Coconut Braised Cabbage (Printable)

Tender cabbage simmered in creamy coconut milk with turmeric, cumin, and ginger for a rich, comforting side.

# What You'll Need:

→ Vegetables

01 - 1 medium green cabbage (about 2 lbs), cored and thinly sliced
02 - 1 medium yellow onion, thinly sliced
03 - 2 cloves garlic, minced
04 - 1 inch piece fresh ginger, grated

→ Spices and Aromatics

05 - 1 teaspoon ground turmeric
06 - 1 teaspoon ground cumin
07 - 1/2 teaspoon chili flakes
08 - 1/2 teaspoon black pepper
09 - 3/4 teaspoon fine sea salt

→ Liquids

10 - 1 can (13.5 fluid ounces) full-fat coconut milk
11 - 1/2 cup vegetable broth or water
12 - 1 tablespoon coconut oil or neutral oil

→ Garnish

13 - 2 tablespoons fresh cilantro or parsley, chopped
14 - 1 tablespoon toasted coconut flakes

# How To:

01 - Heat coconut oil in a large, deep skillet or Dutch oven over medium heat.
02 - Add the onions and sauté for 3 to 4 minutes until softened.
03 - Stir in the garlic and ginger; cook for 1 minute until fragrant.
04 - Sprinkle in the turmeric, cumin, chili flakes, and black pepper; sauté for 30 seconds to release their flavors.
05 - Add the sliced cabbage and salt. Toss well to coat the cabbage evenly in the spices and aromatics.
06 - Pour in the coconut milk and vegetable broth. Stir to combine thoroughly.
07 - Bring to a gentle simmer, then cover and reduce heat to low.

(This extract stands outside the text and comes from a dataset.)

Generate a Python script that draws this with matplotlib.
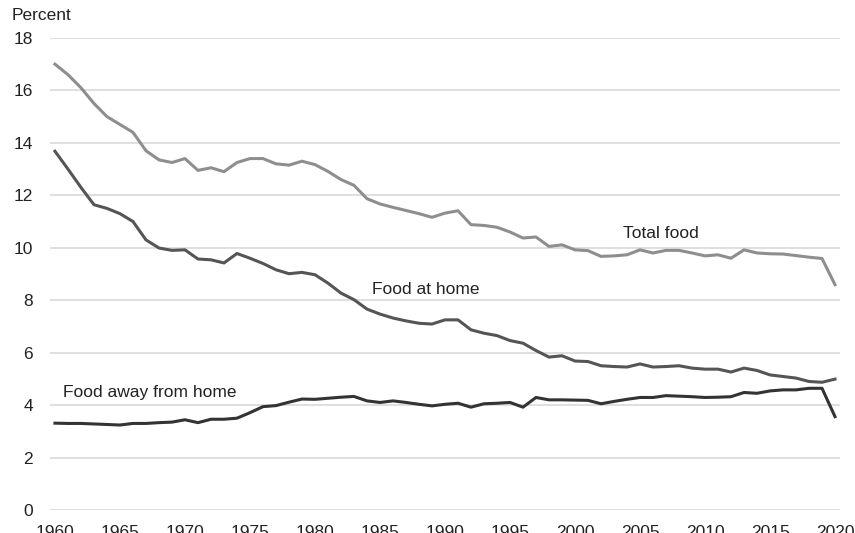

Cook for 15 to 18 minutes, stirring occasionally, until the cabbage is very tender and silky.
08 - Remove the lid and cook uncovered for 3 to 5 minutes to thicken the sauce slightly, if desired.
09 - Taste and adjust seasoning with additional salt or chili flakes as needed.
10 - Transfer to a serving dish and garnish with chopped cilantro and toasted coconut flakes.

# Expert Tips:

01 -
  • It turns an inexpensive vegetable into something luxurious and satisfying without any fuss.
  • The spices bloom beautifully in coconut oil and coat every ribbon of cabbage with flavor.
  • It works as a side dish, a topping, or even a light main when you need something nourishing and easy.
02 -
  • Don't skip blooming the spices in oil, it transforms their flavor from flat to fragrant and makes all the difference.
  • If your coconut milk separates, just stir it well before adding, it will come together as it heats.
  • Taste before serving because cabbage can be bland without enough salt, and this dish really needs it.
03 -
  • Use the thick cream from the top of the coconut milk can for an even richer sauce that coats the cabbage like velvet.
  • Let the cabbage cook low and slow, rushing it means it won't get tender or absorb all that flavor.
  • Always taste and adjust at the end, a little extra salt or a pinch of sugar can balance everything perfectly.